Yellowknife Women's Society board chairperson Anusa Sivalingam, left, accepts a $20,000 novelty cheque from Gaeleen MacPherson, Dominion Diamond Corporation's head of human resources. The society, which runs the Centre for Northern Families, will use the funds for a vehicle for its daycare, which is moving to 54 Street. - photo courtesy of the Yellowknife Women's Society

"The community support has been really strong," said Anusa Sivalingam, the chairperson of the Yellowknife Women's Society. The society runs the centre.

The daycare is moving out of the centre's location on 50 Avenue near Capital Suites.

The Yellowknife Women's Society purchased the house on 54 Street earlier this year and renovations have been carried out to prepare the space for youth.
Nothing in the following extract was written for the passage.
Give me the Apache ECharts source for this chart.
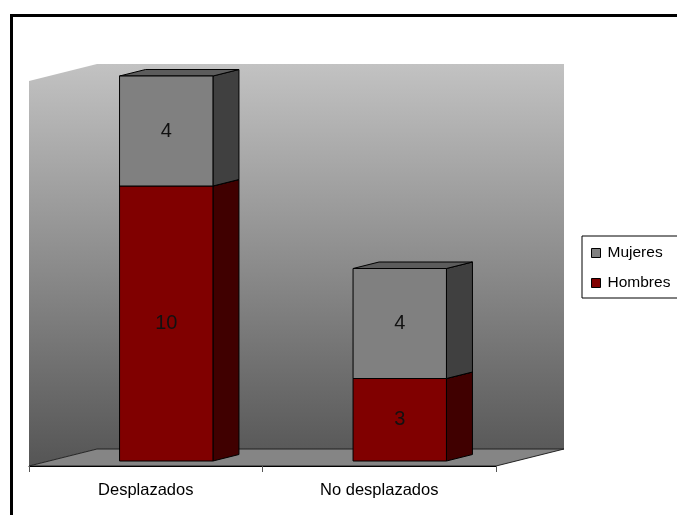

Some of the work has been provided as an in-kind donation. Dominion Diamond Corporation recently contributed $20,000 that will be used to purchase a van for the centre to transport children.

Donations were also collected at the tills of Glen's Independent Grocer downtown, bringing in $600 over about a month this fall.

Franchise owner Glen Meeks kicked in $2,000 as well, and the $2,600 raised will go toward work at the new daycare and supplies to get it up and running, Sivalingam said.

"We're super grateful," she said this week.

"We're really happy we're in a community so supportive of the initiatives that we've put forward and what we're trying to do in providing services to women and their families in the

community."

The new daycare for children between 12 months and five years of age is expected to allow the centre to care for more children than the existing 20 spaces at the 50 Avenue location, though the exact number has yet to be determined.

The daycare is relocating as its existing facility on 50 Avenue, which also operates as an overnight shelter for women, is poised to add new semi-independent living units.

The Centre for Northern Families name will move with the daycare. Sivalingam said the shelter on 50 Avenue will get a new name.

She said the daycare will hold an open house to show off the new space, likely sometime in the new year.

The Women's Society submitted the lone bid to administer the city's Housing First program for women and men that began running this fall, starting with placing six chronically homeless people in housing.